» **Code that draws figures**
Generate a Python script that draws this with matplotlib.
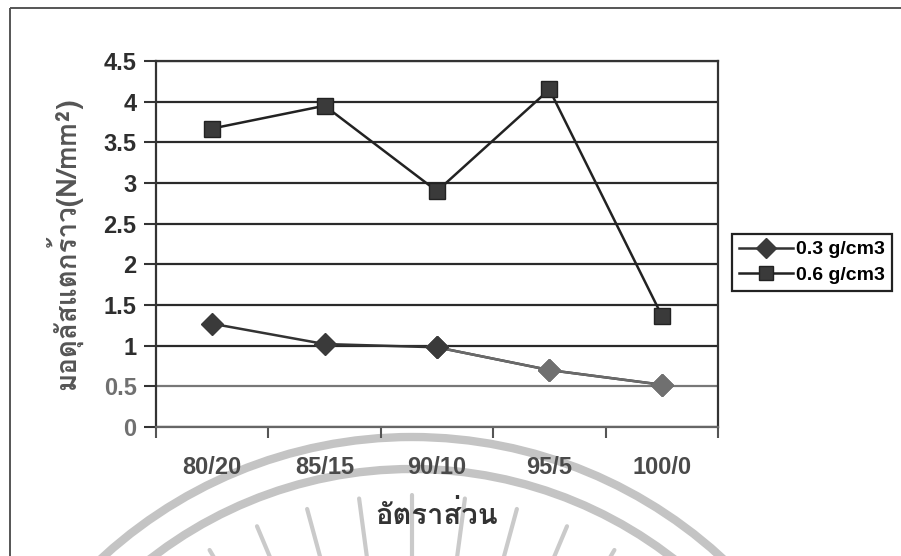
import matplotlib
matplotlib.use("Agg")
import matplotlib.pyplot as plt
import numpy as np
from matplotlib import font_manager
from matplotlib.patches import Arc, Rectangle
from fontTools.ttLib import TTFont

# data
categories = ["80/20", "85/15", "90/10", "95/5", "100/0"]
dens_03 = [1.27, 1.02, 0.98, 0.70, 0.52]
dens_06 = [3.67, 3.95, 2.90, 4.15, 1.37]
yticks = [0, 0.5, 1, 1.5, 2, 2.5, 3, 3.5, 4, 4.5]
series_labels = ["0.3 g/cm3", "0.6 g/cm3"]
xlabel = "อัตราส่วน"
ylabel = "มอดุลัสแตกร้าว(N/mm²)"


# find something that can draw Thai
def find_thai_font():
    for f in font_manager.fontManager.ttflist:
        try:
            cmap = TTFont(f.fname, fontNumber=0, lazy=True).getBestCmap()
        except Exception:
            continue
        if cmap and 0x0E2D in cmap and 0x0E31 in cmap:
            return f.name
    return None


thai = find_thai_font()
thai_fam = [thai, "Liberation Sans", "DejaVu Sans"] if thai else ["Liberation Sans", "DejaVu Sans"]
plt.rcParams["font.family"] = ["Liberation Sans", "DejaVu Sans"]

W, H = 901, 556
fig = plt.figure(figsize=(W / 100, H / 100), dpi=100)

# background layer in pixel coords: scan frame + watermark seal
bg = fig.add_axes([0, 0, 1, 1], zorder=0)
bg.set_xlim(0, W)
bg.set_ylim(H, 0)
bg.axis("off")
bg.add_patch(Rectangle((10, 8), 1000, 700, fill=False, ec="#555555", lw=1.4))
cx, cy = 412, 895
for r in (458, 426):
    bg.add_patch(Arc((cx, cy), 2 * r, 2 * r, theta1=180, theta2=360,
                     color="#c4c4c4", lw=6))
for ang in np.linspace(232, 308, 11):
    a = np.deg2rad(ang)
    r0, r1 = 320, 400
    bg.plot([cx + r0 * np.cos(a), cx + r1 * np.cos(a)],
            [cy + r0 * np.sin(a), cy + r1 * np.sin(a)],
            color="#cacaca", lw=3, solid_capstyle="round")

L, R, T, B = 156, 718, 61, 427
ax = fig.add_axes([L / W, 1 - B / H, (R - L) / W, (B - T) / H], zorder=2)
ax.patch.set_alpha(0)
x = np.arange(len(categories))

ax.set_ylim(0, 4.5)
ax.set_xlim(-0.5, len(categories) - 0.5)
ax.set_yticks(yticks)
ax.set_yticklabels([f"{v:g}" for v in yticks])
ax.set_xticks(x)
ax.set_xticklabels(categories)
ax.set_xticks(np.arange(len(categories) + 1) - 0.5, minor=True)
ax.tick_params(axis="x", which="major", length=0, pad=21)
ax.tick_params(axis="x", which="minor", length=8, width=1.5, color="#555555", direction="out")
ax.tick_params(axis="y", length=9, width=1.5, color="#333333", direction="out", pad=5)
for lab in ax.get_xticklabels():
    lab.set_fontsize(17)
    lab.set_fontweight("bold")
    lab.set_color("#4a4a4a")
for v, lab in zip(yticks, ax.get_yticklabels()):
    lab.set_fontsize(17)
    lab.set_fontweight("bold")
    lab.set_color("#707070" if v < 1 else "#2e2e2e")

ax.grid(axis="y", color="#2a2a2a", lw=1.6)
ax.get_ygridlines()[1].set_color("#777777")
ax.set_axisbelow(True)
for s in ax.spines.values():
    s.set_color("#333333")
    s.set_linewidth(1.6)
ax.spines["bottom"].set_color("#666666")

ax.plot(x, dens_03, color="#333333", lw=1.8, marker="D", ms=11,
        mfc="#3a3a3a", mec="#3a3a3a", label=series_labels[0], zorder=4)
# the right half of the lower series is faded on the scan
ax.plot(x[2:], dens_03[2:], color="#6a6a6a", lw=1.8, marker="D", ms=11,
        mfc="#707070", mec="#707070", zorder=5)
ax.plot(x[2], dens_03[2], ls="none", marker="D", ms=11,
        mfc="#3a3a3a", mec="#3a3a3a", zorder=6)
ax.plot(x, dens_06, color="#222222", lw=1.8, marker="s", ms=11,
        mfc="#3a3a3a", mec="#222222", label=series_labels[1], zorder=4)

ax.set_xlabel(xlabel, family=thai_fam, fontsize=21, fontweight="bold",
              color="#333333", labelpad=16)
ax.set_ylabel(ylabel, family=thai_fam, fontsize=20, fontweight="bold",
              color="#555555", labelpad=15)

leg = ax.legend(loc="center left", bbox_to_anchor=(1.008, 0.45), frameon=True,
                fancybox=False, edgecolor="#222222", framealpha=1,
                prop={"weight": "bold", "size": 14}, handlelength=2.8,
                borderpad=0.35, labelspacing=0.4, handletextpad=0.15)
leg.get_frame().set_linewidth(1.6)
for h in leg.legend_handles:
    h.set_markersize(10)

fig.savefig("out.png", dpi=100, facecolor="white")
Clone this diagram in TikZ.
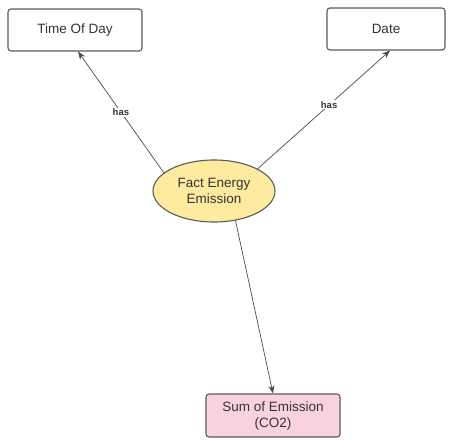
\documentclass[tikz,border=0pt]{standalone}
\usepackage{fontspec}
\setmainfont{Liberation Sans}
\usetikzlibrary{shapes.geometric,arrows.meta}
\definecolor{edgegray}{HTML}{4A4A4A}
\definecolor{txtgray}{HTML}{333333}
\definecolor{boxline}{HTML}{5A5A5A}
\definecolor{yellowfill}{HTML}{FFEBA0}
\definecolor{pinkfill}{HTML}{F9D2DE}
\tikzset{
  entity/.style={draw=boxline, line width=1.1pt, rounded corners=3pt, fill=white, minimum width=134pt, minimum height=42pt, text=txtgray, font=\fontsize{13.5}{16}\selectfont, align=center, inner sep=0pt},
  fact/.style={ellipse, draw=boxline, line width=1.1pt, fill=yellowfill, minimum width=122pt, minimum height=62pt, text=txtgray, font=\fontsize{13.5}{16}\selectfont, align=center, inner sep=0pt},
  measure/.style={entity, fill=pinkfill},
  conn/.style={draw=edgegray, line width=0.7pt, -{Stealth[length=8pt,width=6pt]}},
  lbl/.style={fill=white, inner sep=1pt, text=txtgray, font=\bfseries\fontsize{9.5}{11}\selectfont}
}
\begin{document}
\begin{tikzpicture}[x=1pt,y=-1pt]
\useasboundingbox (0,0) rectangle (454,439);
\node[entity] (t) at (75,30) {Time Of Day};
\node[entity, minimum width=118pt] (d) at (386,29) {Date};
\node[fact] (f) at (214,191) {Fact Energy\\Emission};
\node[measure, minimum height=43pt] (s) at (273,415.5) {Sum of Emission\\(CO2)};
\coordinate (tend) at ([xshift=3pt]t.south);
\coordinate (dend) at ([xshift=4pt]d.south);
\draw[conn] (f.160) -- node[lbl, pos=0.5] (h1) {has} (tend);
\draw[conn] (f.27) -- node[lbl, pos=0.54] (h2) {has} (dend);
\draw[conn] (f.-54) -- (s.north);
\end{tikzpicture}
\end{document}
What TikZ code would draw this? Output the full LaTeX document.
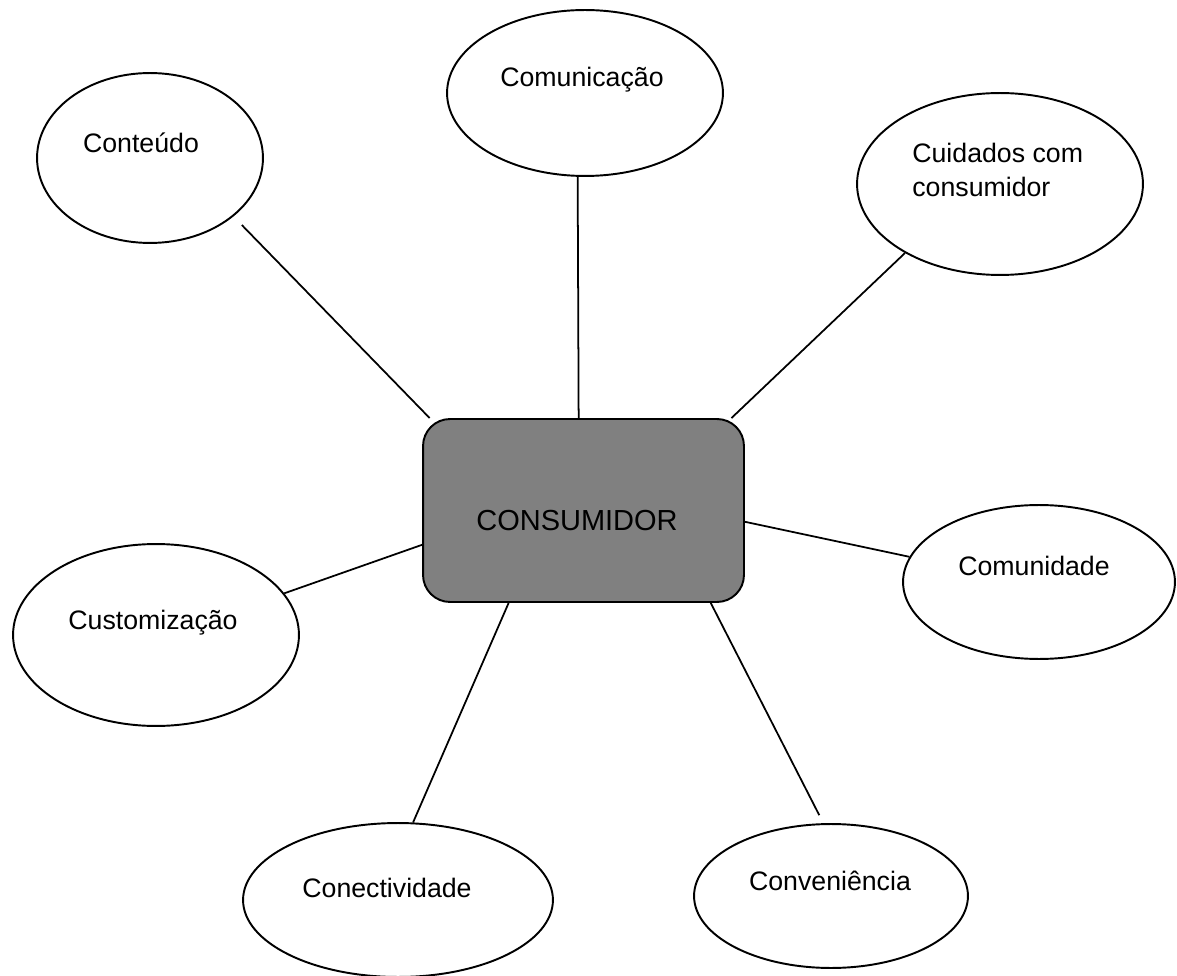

» **Exercise prompt**
Write out the entries again, exactly as given, skipping any images.

» **Reply**
Generate a Python script that draws this with matplotlib.
import matplotlib
matplotlib.use("Agg")
import matplotlib.pyplot as plt
import numpy as np
from matplotlib import font_manager
from matplotlib.patches import Arc, Rectangle
from fontTools.ttLib import TTFont

# data
categories = ["80/20", "85/15", "90/10", "95/5", "100/0"]
dens_03 = [1.27, 1.02, 0.98, 0.70, 0.52]
dens_06 = [3.67, 3.95, 2.90, 4.15, 1.37]
yticks = [0, 0.5, 1, 1.5, 2, 2.5, 3, 3.5, 4, 4.5]
series_labels = ["0.3 g/cm3", "0.6 g/cm3"]
xlabel = "อัตราส่วน"
ylabel = "มอดุลัสแตกร้าว(N/mm²)"


# find something that can draw Thai
def find_thai_font():
    for f in font_manager.fontManager.ttflist:
        try:
            cmap = TTFont(f.fname, fontNumber=0, lazy=True).getBestCmap()
        except Exception:
            continue
        if cmap and 0x0E2D in cmap and 0x0E31 in cmap:
            return f.name
    return None


thai = find_thai_font()
thai_fam = [thai, "Liberation Sans", "DejaVu Sans"] if thai else ["Liberation Sans", "DejaVu Sans"]
plt.rcParams["font.family"] = ["Liberation Sans", "DejaVu Sans"]

W, H = 901, 556
fig = plt.figure(figsize=(W / 100, H / 100), dpi=100)

# background layer in pixel coords: scan frame + watermark seal
bg = fig.add_axes([0, 0, 1, 1], zorder=0)
bg.set_xlim(0, W)
bg.set_ylim(H, 0)
bg.axis("off")
bg.add_patch(Rectangle((10, 8), 1000, 700, fill=False, ec="#555555", lw=1.4))
cx, cy = 412, 895
for r in (458, 426):
    bg.add_patch(Arc((cx, cy), 2 * r, 2 * r, theta1=180, theta2=360,
                     color="#c4c4c4", lw=6))
for ang in np.linspace(232, 308, 11):
    a = np.deg2rad(ang)
    r0, r1 = 320, 400
    bg.plot([cx + r0 * np.cos(a), cx + r1 * np.cos(a)],
            [cy + r0 * np.sin(a), cy + r1 * np.sin(a)],
            color="#cacaca", lw=3, solid_capstyle="round")

L, R, T, B = 156, 718, 61, 427
ax = fig.add_axes([L / W, 1 - B / H, (R - L) / W, (B - T) / H], zorder=2)
ax.patch.set_alpha(0)
x = np.arange(len(categories))

ax.set_ylim(0, 4.5)
ax.set_xlim(-0.5, len(categories) - 0.5)
ax.set_yticks(yticks)
ax.set_yticklabels([f"{v:g}" for v in yticks])
ax.set_xticks(x)
ax.set_xticklabels(categories)
ax.set_xticks(np.arange(len(categories) + 1) - 0.5, minor=True)
ax.tick_params(axis="x", which="major", length=0, pad=21)
ax.tick_params(axis="x", which="minor", length=8, width=1.5, color="#555555", direction="out")
ax.tick_params(axis="y", length=9, width=1.5, color="#333333", direction="out", pad=5)
for lab in ax.get_xticklabels():
    lab.set_fontsize(17)
    lab.set_fontweight("bold")
    lab.set_color("#4a4a4a")
for v, lab in zip(yticks, ax.get_yticklabels()):
    lab.set_fontsize(17)
    lab.set_fontweight("bold")
    lab.set_color("#707070" if v < 1 else "#2e2e2e")

ax.grid(axis="y", color="#2a2a2a", lw=1.6)
ax.get_ygridlines()[1].set_color("#777777")
ax.set_axisbelow(True)
for s in ax.spines.values():
    s.set_color("#333333")
    s.set_linewidth(1.6)
ax.spines["bottom"].set_color("#666666")

ax.plot(x, dens_03, color="#333333", lw=1.8, marker="D", ms=11,
        mfc="#3a3a3a", mec="#3a3a3a", label=series_labels[0], zorder=4)
# the right half of the lower series is faded on the scan
ax.plot(x[2:], dens_03[2:], color="#6a6a6a", lw=1.8, marker="D", ms=11,
        mfc="#707070", mec="#707070", zorder=5)
ax.plot(x[2], dens_03[2], ls="none", marker="D", ms=11,
        mfc="#3a3a3a", mec="#3a3a3a", zorder=6)
ax.plot(x, dens_06, color="#222222", lw=1.8, marker="s", ms=11,
        mfc="#3a3a3a", mec="#222222", label=series_labels[1], zorder=4)

ax.set_xlabel(xlabel, family=thai_fam, fontsize=21, fontweight="bold",
              color="#333333", labelpad=16)
ax.set_ylabel(ylabel, family=thai_fam, fontsize=20, fontweight="bold",
              color="#555555", labelpad=15)

leg = ax.legend(loc="center left", bbox_to_anchor=(1.008, 0.45), frameon=True,
                fancybox=False, edgecolor="#222222", framealpha=1,
                prop={"weight": "bold", "size": 14}, handlelength=2.8,
                borderpad=0.35, labelspacing=0.4, handletextpad=0.15)
leg.get_frame().set_linewidth(1.6)
for h in leg.legend_handles:
    h.set_markersize(10)

fig.savefig("out.png", dpi=100, facecolor="white")
Clone this diagram in TikZ.
\documentclass[tikz,border=0pt]{standalone}
\usepackage{fontspec}
\setmainfont{Liberation Sans}
\usetikzlibrary{shapes.geometric,arrows.meta}
\definecolor{edgegray}{HTML}{4A4A4A}
\definecolor{txtgray}{HTML}{333333}
\definecolor{boxline}{HTML}{5A5A5A}
\definecolor{yellowfill}{HTML}{FFEBA0}
\definecolor{pinkfill}{HTML}{F9D2DE}
\tikzset{
  entity/.style={draw=boxline, line width=1.1pt, rounded corners=3pt, fill=white, minimum width=134pt, minimum height=42pt, text=txtgray, font=\fontsize{13.5}{16}\selectfont, align=center, inner sep=0pt},
  fact/.style={ellipse, draw=boxline, line width=1.1pt, fill=yellowfill, minimum width=122pt, minimum height=62pt, text=txtgray, font=\fontsize{13.5}{16}\selectfont, align=center, inner sep=0pt},
  measure/.style={entity, fill=pinkfill},
  conn/.style={draw=edgegray, line width=0.7pt, -{Stealth[length=8pt,width=6pt]}},
  lbl/.style={fill=white, inner sep=1pt, text=txtgray, font=\bfseries\fontsize{9.5}{11}\selectfont}
}
\begin{document}
\begin{tikzpicture}[x=1pt,y=-1pt]
\useasboundingbox (0,0) rectangle (454,439);
\node[entity] (t) at (75,30) {Time Of Day};
\node[entity, minimum width=118pt] (d) at (386,29) {Date};
\node[fact] (f) at (214,191) {Fact Energy\\Emission};
\node[measure, minimum height=43pt] (s) at (273,415.5) {Sum of Emission\\(CO2)};
\coordinate (tend) at ([xshift=3pt]t.south);
\coordinate (dend) at ([xshift=4pt]d.south);
\draw[conn] (f.160) -- node[lbl, pos=0.5] (h1) {has} (tend);
\draw[conn] (f.27) -- node[lbl, pos=0.54] (h2) {has} (dend);
\draw[conn] (f.-54) -- (s.north);
\end{tikzpicture}
\end{document}
What TikZ code would draw this? Output the full LaTeX document.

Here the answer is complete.